The different steps under the Dissolution Guidance for public charities with remaining assets are as follows:
1. After confirming compliance with registration and filing requirements, board action must delineate if assets being transferred are restricted or unrestricted, and provide that the entity to which assets are transferred have a charitable purpose similar to that of the dissolving organization and agree to use the assets in accordance with the dissolving organization’s purpose;
2. After the Form PC-F is completed, a judicial dissolution complaint, motion for interlocutory order and order must be submitted to the NPO Division for the attorney general’s assent before filing with the SJC; and
3. After the organization transfers the assets in accordance with the SJC’s order, the NPO Division’s assent is also required for the final dissolution filing: an affidavit of compliance confirming the asset transfer(s), affidavit(s) of receipt indicating the type of assets, value and date of receipt of the transfer(s) and the motion for entry of judgment.

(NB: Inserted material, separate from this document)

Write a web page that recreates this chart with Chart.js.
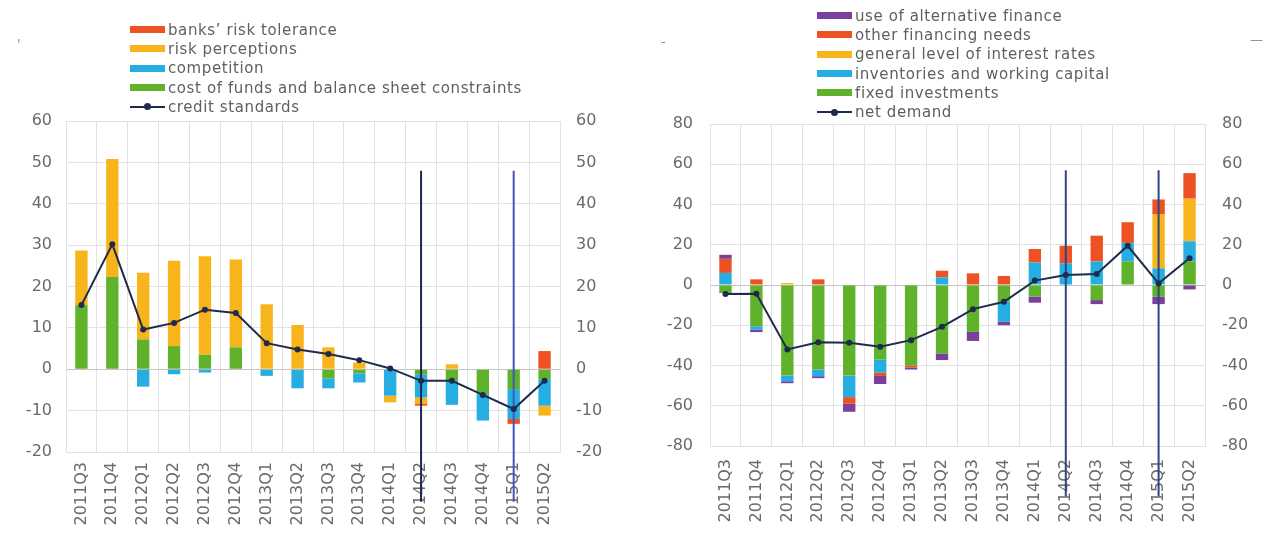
<!DOCTYPE html>
<html><head><meta charset="utf-8">
<script src="https://cdn.jsdelivr.net/npm/chart.js@4.4.1/dist/chart.umd.min.js"></script>
<style>
html,body{margin:0;padding:0;background:#fff;width:1269px;height:535px;overflow:hidden;font-family:"DejaVu Sans",sans-serif;}
.wrap{position:absolute;top:0;height:535px;}
#w1{left:0;width:634px;} #w2{left:634px;width:635px;}
canvas{position:absolute;left:0;top:0;}
.legend{position:absolute;color:#5f5f5f;font-size:15px;letter-spacing:0.6px;}
.item{display:flex;align-items:center;height:19.3px;white-space:nowrap;}
.sw{width:35px;height:7px;margin-right:3px;flex:none;position:relative;}
.sw.ln{height:2px;}
.sw.ln i{position:absolute;left:14px;top:-2.5px;width:7px;height:7px;border-radius:50%;}
.note{position:absolute;color:#8a8a8a;font-size:13px;}
</style></head>
<body>
<div class="wrap" id="w1"><canvas id="c1" width="634" height="535"></canvas><div class="legend" id="lg1" style="left:130px;top:20px"></div><div class="note" style="left:17px;top:36px">'</div></div>
<div class="wrap" id="w2"><canvas id="c2" width="635" height="535"></canvas><div class="legend" id="lg2" style="left:183px;top:6px"></div><div class="note" style="left:27px;top:34px">-</div><div class="note" style="left:616px;top:32px">—</div></div>
<script>
// ---------- data ----------
const categories = ['2011Q3','2011Q4','2012Q1','2012Q2','2012Q3','2012Q4','2013Q1','2013Q2','2013Q3','2013Q4','2014Q1','2014Q2','2014Q3','2014Q4','2015Q1','2015Q2'];

// left panel: credit standards
const costOfFunds     = [15.5, 22.3, 7.2, 5.6, 3.5, 5.3, 0, 0, -2.2, -1.0, 0, -1.2, -2.8, -6.0, -4.8, -2.4];
const competition     = [0, 0, -4.2, -1.2, -0.8, 0, -1.6, -4.6, -2.4, -2.2, -6.4, -5.6, -5.8, -6.4, -7.2, -6.4];
const riskPerceptions = [13.2, 28.5, 16.1, 20.6, 23.8, 21.2, 15.7, 10.7, 5.3, 1.6, -1.6, -1.6, 1.2, 0, 0, -2.4];
const riskTolerance   = [0, 0, 0, 0, 0, 0, 0, 0, 0, 0, 0, -0.4, 0, 0, -1.2, 4.4];
const creditStandards = [15.5, 30.2, 9.6, 11.2, 14.4, 13.6, 6.3, 4.8, 3.7, 2.2, 0.2, -2.8, -2.8, -6.2, -9.6, -2.8];
const leftTicks = [-20, -10, 0, 10, 20, 30, 40, 50, 60];

// right panel: demand
const fixedInvestments = [-4, -20.5, -45, -42, -45, -37, -40, -34, -23.3, -8.3, -5.8, 0, -7.5, 11.7, -5.8, 11.7];
const inventories      = [6, -1.6, -2.8, -3.3, -10.7, -6.6, 0, 3.8, 0, -10, 11.2, 10.8, 11.7, 9.2, 8.3, 10];
const interestRates    = [0, 0, 1, 0, 0, 0, 0, 0, 0, 0, 0, 0, 0, 0, 26.7, 21.2];
const otherFinancing   = [7, 2.8, 0, 2.8, -3.3, -1.6, -1, 3.3, 5.8, 4.5, 6.7, 8.7, 12.8, 10.3, 7.5, 12.7];
const altFinance       = [2, -1.3, -1, -1, -4, -4, -1, -3.3, -4.5, -1.7, -3, 0, -2, 0, -3.7, -2.2];
const netDemand        = [-4.5, -4.4, -32, -28.5, -28.7, -30.7, -27.4, -20.8, -12, -8.3, 2.2, 5, 5.5, 19.5, 0.8, 13.3];
const rightTicks = [-80, -60, -40, -20, 0, 20, 40, 60, 80];

// vertical marker lines
const markerCategories = ['2014Q2', '2015Q1'];
const leftMarkerSpan  = [48, -32];
const rightMarkerSpan = [57, -105];

// ---------- styling ----------
const COL = {red:'#ee5224', yellow:'#f8b41b', blue:'#26aee2', green:'#5fb22a', purple:'#7b3f9e', line:'#1e2b4d'};
const GRID = '#e2e2e2', ZERO = '#c4c4c4', TXT = '#6a6a6a';
const FONT = {family:'"DejaVu Sans", sans-serif', size:16};

function buildChart(canvasId, legendId, bars, line, markerSpan, markerColors, ticks, dims){
  const datasets = [];
  datasets.push({type:'line', label:line.label, data:line.data, stack:'line', borderColor:COL.line, borderWidth:2,
    pointRadius:3, pointBackgroundColor:COL.line, pointBorderWidth:0, tension:0, legend:true});
  markerCategories.forEach((c,i)=>{
    datasets.push({type:'line', label:'', data:[{x:c,y:markerSpan[0]},{x:c,y:markerSpan[1]}], stack:'m'+i,
      borderColor:markerColors[i], borderWidth:2, pointRadius:0, clip:false, legend:false});
  });
  bars.forEach(b=>{
    datasets.push({type:'bar', label:b.label, data:b.data, stack:'bars', backgroundColor:b.color,
      barPercentage:0.4, categoryPercentage:1, borderWidth:0, legend:true});
  });
  const step = ticks[1]-ticks[0];
  const chart = new Chart(document.getElementById(canvasId), {
    type:'bar',
    data:{labels:categories, datasets},
    options:{
      responsive:false, animation:false, devicePixelRatio:1,
      layout:{padding:{top:dims.top, left:0, right:0, bottom:0}},
      plugins:{legend:{display:false}, tooltip:{enabled:false}},
      scales:{
        x:{type:'category', stacked:true, offset:true,
           grid:{color:GRID, offset:true, drawTicks:false}, border:{color:GRID},
           ticks:{color:TXT, font:FONT, minRotation:90, maxRotation:90, autoSkip:false, padding:dims.xPad},
           afterFit:(a)=>{a.height = dims.xH;}},
        y:{position:'left', stacked:true, min:ticks[0], max:ticks[ticks.length-1],
           grid:{color:(ctx)=> ctx.tick && ctx.tick.value===0 ? ZERO : GRID, drawTicks:false}, border:{color:GRID},
           ticks:{stepSize:step, color:TXT, font:FONT, padding:dims.lPad},
           afterFit:(a)=>{a.width = dims.lW;}},
        y2:{position:'right', min:ticks[0], max:ticks[ticks.length-1],
           grid:{drawOnChartArea:false, drawTicks:false}, border:{color:GRID},
           ticks:{stepSize:step, color:TXT, font:FONT, padding:dims.rPad},
           afterFit:(a)=>{a.width = dims.rW;}}
      }
    }
  });
  // HTML legend built from the chart's datasets: bars reversed, then the line
  const lg = document.getElementById(legendId);
  const items = chart.data.datasets.filter(d=>d.type==='bar').slice().reverse()
      .concat(chart.data.datasets.filter(d=>d.type==='line' && d.legend));
  items.forEach(d=>{
    const row = document.createElement('div'); row.className='item';
    const sw = document.createElement('span');
    if(d.type==='bar'){ sw.className='sw'; sw.style.background=d.backgroundColor; }
    else { sw.className='sw ln'; sw.style.background=d.borderColor; const dot=document.createElement('i'); dot.style.background=d.borderColor; sw.appendChild(dot); }
    const tx = document.createElement('span'); tx.textContent = d.label;
    row.appendChild(sw); row.appendChild(tx); lg.appendChild(row);
  });
  return chart;
}

buildChart('c1','lg1',
  [{label:'cost of funds and balance sheet constraints', data:costOfFunds, color:COL.green},
   {label:'competition', data:competition, color:COL.blue},
   {label:'risk perceptions', data:riskPerceptions, color:COL.yellow},
   {label:'banks\u2019 risk tolerance', data:riskTolerance, color:COL.red}],
  {label:'credit standards', data:creditStandards},
  leftMarkerSpan, ['#1c2752','#4257b9'], leftTicks,
  {top:121, xH:83, xPad:10, lW:66, lPad:14, rW:74, rPad:16});

buildChart('c2','lg2',
  [{label:'fixed investments', data:fixedInvestments, color:COL.green},
   {label:'inventories and working capital', data:inventories, color:COL.blue},
   {label:'general level of interest rates', data:interestRates, color:COL.yellow},
   {label:'other financing needs', data:otherFinancing, color:COL.red},
   {label:'use of alternative finance', data:altFinance, color:COL.purple}],
  {label:'net demand', data:netDemand},
  rightMarkerSpan, ['#2b4784','#2b4784'], rightTicks,
  {top:124, xH:89, xPad:13, lW:76, lPad:17, rW:64, rPad:17});
</script>
</body></html>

Even with the newly simplified process, the Dissolution Guidance makes clear that the NPO Division still encourages public charities to spend all of their remaining funds in accordance with their organization’s mission and not to inappropriately expend remaining assets and dissolve on their own.
A charitable organization that generally makes grants may make a final grant of all of its assets, less those needed to fund the expenses of dissolution, in order to qualify for the administrative dissolution process. However, where there is material change in the asset use or modification of donor restrictions, a cy pres petition may be needed.
Further, when a public charity chooses to sell or transfer assets for less than fair market value, the organization may be required to file a petition with the SJC (single justice session for Suffolk County), following the principles articulated in Massachusetts Charitable Mechanic Ass’n v. Beede, et al., 320 Mass. 601 (1947).
The attorney general also released new Section 8A(c) guidance regarding the process that a public charity must follow if it wishes to transfer all or substantially all of its assets and materially change the nature of its activities, which often proceeds a dissolution. See also “Public Charities Alerted to Guidelines on Asset Transfers,” Massachusetts Lawyers Weekly, Nov. 22, 2010.
Considering the increased compliance obligations placed on officers and directors of public charities under the act, counsel should inform board members of their obligation to ensure that organizations do not cease existence in an inappropriate manner.
The attorney general’s Dissolution Guidance is a significant step in assisting charitable organizations to suspend their activities legally.